Who Corrupted Afghanistan?
Paterson Chair in International Affairs at the Norman Paterson School of International Affairs
When the New York Timesreported that the U.S. Central Intelligence Agency gave Hamid Karzai and other Afghans big bags of cash, I immediately thought of the classic line from Casablanca: “I’m shocked, shocked to find that gambling is going on in here.” That, and an experience I had in Kandahar in December 2007. As part of a group of academics, so-called ‘opinion leaders’, I participated in a series of briefings and conversations in Brussels, Kabul, and Kandahar. During one of these meeting, I suggested to a CIDA representative that since there was so much corruption in Afghanistan, perhaps it would be best to identify the forms that were most objectionable to the populace and try to deal with those while tolerating the rest. The basic idea was that fighting all corruption would be difficult at best and counterproductive at worst. The CIDA rep would not admit that one could tolerate any corruption at all. Now that the Afghanistan mission is in its final stages, at least for the international community, perhaps it is time to ponder who was right, cynical Steve or the pure CIDA representative?

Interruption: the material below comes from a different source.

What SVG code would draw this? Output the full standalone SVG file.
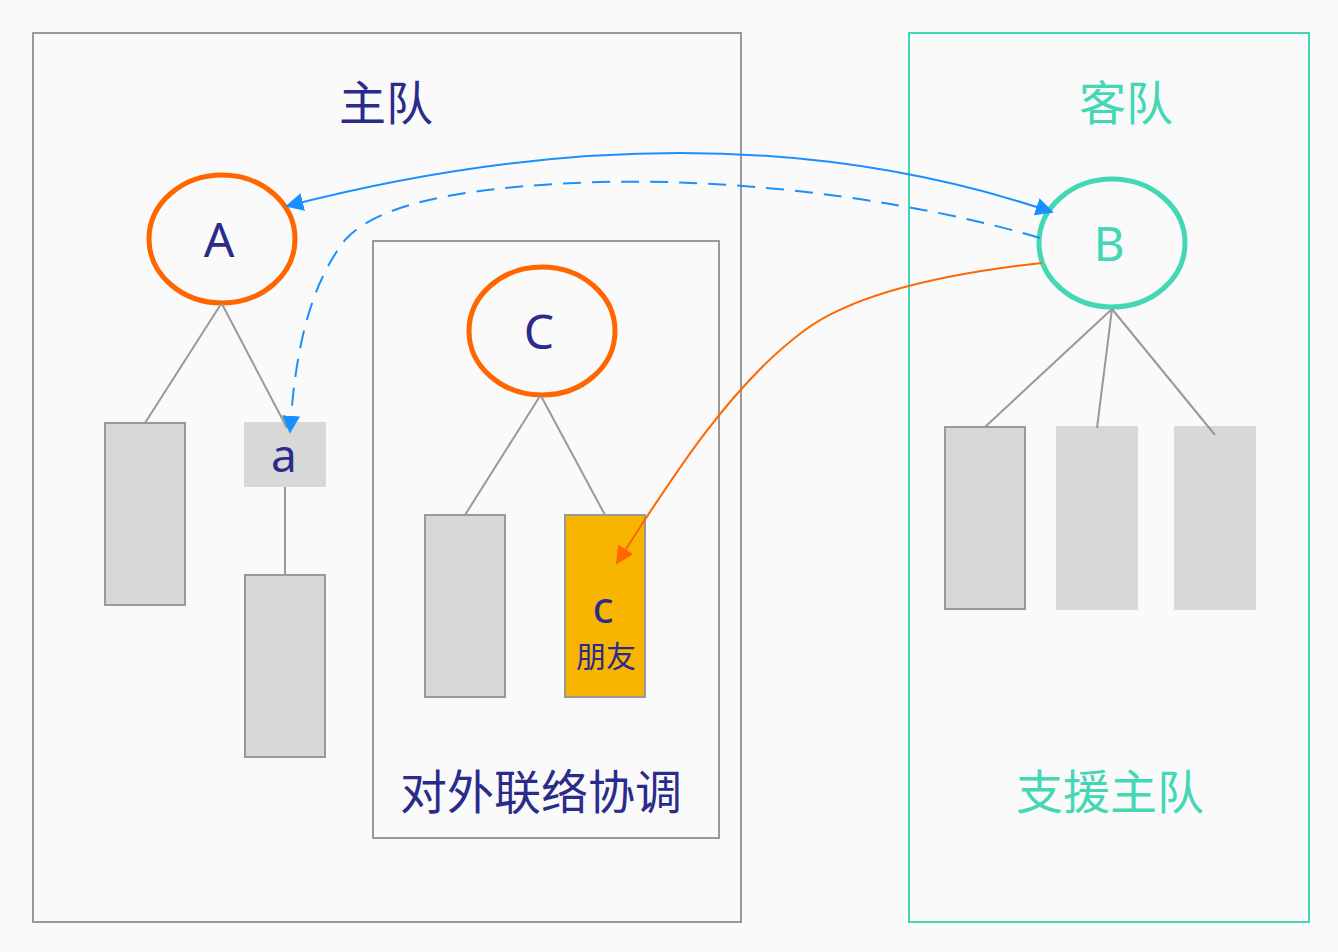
<svg xmlns="http://www.w3.org/2000/svg" width="1338" height="952" viewBox="0 0 1338 952">
<defs>
<style>
.frame{fill:none;stroke:#999;stroke-width:2}
.tframe{fill:none;stroke:#44d7b6;stroke-width:2}
.box{fill:#d8d8d8;stroke:#999;stroke-width:2}
.boxn{fill:#d8d8d8}
.edge{stroke:#999;stroke-width:2;fill:none}
.ell{fill:none;stroke:#ff6600;stroke-width:5}
.ellt{fill:none;stroke:#44d7b6;stroke-width:5}
.t{font-family:"Noto Sans","Noto Sans CJK SC",sans-serif;text-anchor:middle;fill:#2b2b8c}
.tt{font-family:"Noto Sans","Noto Sans CJK SC",sans-serif;text-anchor:middle;fill:#44d7b6}
</style>
<marker id="ab" viewBox="0 0 10 10" refX="9" refY="5" markerWidth="18" markerHeight="18" markerUnits="userSpaceOnUse" orient="auto-start-reverse"><path d="M0,0 L10,5 L0,10 z" fill="#1890ff"/></marker>
<marker id="ao" viewBox="0 0 10 10" refX="9" refY="5" markerWidth="18" markerHeight="18" markerUnits="userSpaceOnUse" orient="auto"><path d="M0,0 L10,5 L0,10 z" fill="#ff6600"/></marker>
</defs>
<rect width="1338" height="952" fill="#fafafa"/>
<g id="home-team">
<rect class="frame" x="33" y="33" width="708" height="889"/>
<text class="t" x="386" y="120" font-size="47">主队</text>
</g>
<g id="away-team">
<rect class="tframe" x="909" y="33" width="400" height="889"/>
<text class="tt" x="1126" y="120" font-size="47">客队</text>
<text class="tt" x="1110" y="809" font-size="47">支援主队</text>
</g>
<g id="liaison">
<rect class="frame" x="373" y="241" width="346" height="597"/>
<text class="t" x="541" y="809" font-size="47">对外联络协调</text>
</g>
<g id="node-A">
<ellipse class="ell" cx="222" cy="239" rx="73" ry="64"/>
<text class="t" x="219" y="257" font-size="48">A</text>
</g>
<g id="node-C">
<ellipse class="ell" cx="542" cy="331" rx="73" ry="64"/>
<text class="t" x="539" y="349" font-size="48">C</text>
</g>
<g id="node-B">
<ellipse class="ellt" cx="1112" cy="243" rx="73" ry="64"/>
<text class="tt" x="1109" y="261" font-size="48">B</text>
</g>
<g id="node-A1"><rect class="box" x="105" y="423" width="80" height="182"/></g>
<g id="node-a">
<rect class="boxn" x="244" y="422" width="82" height="65"/>
<text class="t" x="284" y="472" font-size="46">a</text>
</g>
<g id="node-a1"><rect class="box" x="245" y="575" width="80" height="182"/></g>
<g id="node-C1"><rect class="box" x="425" y="515" width="80" height="182"/></g>
<g id="node-c">
<rect x="565" y="515" width="80" height="182" fill="#f8b500" stroke="#999" stroke-width="2"/>
<text class="t" x="603" y="623" font-size="44">c</text>
<text class="t" x="606" y="667" font-size="30">朋友</text>
</g>
<g id="node-B1"><rect class="box" x="945" y="427" width="80" height="182"/></g>
<g id="node-B2"><rect class="boxn" x="1056" y="426" width="82" height="184"/></g>
<g id="node-B3"><rect class="boxn" x="1174" y="426" width="82" height="184"/></g>
<g id="tree-lines">
<line class="edge" x1="221" y1="304" x2="145" y2="423"/>
<line class="edge" x1="222" y1="304" x2="287" y2="428"/>
<line class="edge" x1="285" y1="487" x2="285" y2="575"/>
<line class="edge" x1="540" y1="396" x2="465" y2="515"/>
<line class="edge" x1="541" y1="396" x2="605" y2="515"/>
<line class="edge" x1="1112" y1="309" x2="985" y2="427"/>
<line class="edge" x1="1112" y1="309" x2="1097" y2="428"/>
<line class="edge" x1="1112" y1="309" x2="1215" y2="435"/>
</g>
<g id="connectors">
<path d="M287,206 Q710,97 1052,212" fill="none" stroke="#1890ff" stroke-width="2" marker-start="url(#ab)" marker-end="url(#ab)"/>
<path d="M1040,238 C930,205 760,178 600,182 C480,186 380,200 345,240 C310,285 295,350 290,432" fill="none" stroke="#1890ff" stroke-width="2" stroke-dasharray="18,11" marker-end="url(#ab)"/>
<path d="M1042,263 C960,272 860,290 805,330 C730,385 670,480 617,563" fill="none" stroke="#ff6600" stroke-width="2" marker-end="url(#ao)"/>
</g>
</svg>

It is certainly the case that the influx of money during and after the overthrow of the Taliban fostered a corrupting environment. That’s why one American official quoted in the Times story called the U.S. “the biggest source of corruption in Afghanistan.” Sure. The U.S. bought the support of warlords to help overthrow the Taliban. Yes, they could have chosen to invade the country with far more troops so that they wouldn’t have had to rely on the warlords. Then, they wouldn’t have had to dish out bags of cash to Karzai to keep those warlords on his side. But that’s not what happened.
However, we are kidding ourselves if we ignore the realities of Afghanistan pre 9/11. Whatever the country was before 1979, resisting the Soviets and the civil war afterwards empowered those who could smuggle arms and other resources. This happens in most, if not all, civil wars.1 These empowered individuals, a.k.a. warlords, became political realities that one can’t easily ignore, as they force individuals and groups to provide kickbacks, “taxes” at checkpoints, and other forms of tribute. One source of initial support for the Taliban was popular frustration with “rents” these warlords were extracting from the populace. And once you get rid of the Taliban, you then have to deal with the “human terrain” as it exists.
On top of that, the challenge of poppies was going to exist whether or not the U.S. dumped big bags of cash in Afghanistan. Illicit drugs will corrupt any political system, especially one as fragile and decentralized as the Afghan one. Eradication was not a good option as it would antagonize farmers. So, there was plenty of money flowing through the country to corrupt the police and the politicians.
And, as the Times article documents quite clearly, the U.S. was not the only game in town. Iran was also trying to buy or rent influence in Afghanistan. Given the rivalry between India and Pakistan for influence in the country, it is a bit surprising that these countries were not mentioned in the article too, but surely they too are providing money to those who are their (temporary) allies.
Still, the classic question is this: you cannot buy allies, but can you rent them? The answer, in the case of Hamid Karzai, is… sort of. The U.S. got in Karzai what the international community needed – a Pashtun who had influence in the South but was acceptable to the non-Pashtuns in the rest of the country. The bags of cash certainly enhanced Karzai’s appeal to the warlords outside of the South. But you get what you pay for – in this case a tainted individual who relies on bags of cash to gain support rather than developing good governance. Unless the U.S. and its allies had extended great effort to weaken/supplant the warlords back in 2002-2005, whoever presided over the Afghan government was going to have to deal with them. Karzai and the U.S. certainly could have been more judicious and tried to put some strings on the bags of cash so that the recipients governed better, would appear to be less rapacious, and perhaps concentrate their rent-seeking on those forms of corruption the people minded less.
Indeed, what is truly frustrating about this account is not so much that there were big bags of cash paying people off, but that the inflow of dollars did not satiate the key actors who still sought to extract money from everyone else in the system. Despite the millions and billions of dollars flowing into and out of Kabul, we still saw demands for kickbacks for contracts at the local level, checkpoints on the roads, and pretty much every other way that the corrupt can demand money for their good will. Perhaps the American (and European and Canadian and Iranian and so on) flood of money helped foster a culture of corruption so that everyone expected a cut, but, again, that would be ignoring what preceded 2001.
The reality is that when outsiders intervene, they prefer to rent influence with money rather than to pay for it with blood. Even an American administration that wasn’t distracted by Iraq would have been unwilling to do what was required to change the big realities on the ground. Instead, the CIA and other agencies relied on methods that have worked and failed elsewhere. Which reminds me of one last thing: we tend to notice when the bags of cash do not work but fail to observe the cases where the CIA (or whoever) gets the influence that it seeks to rent.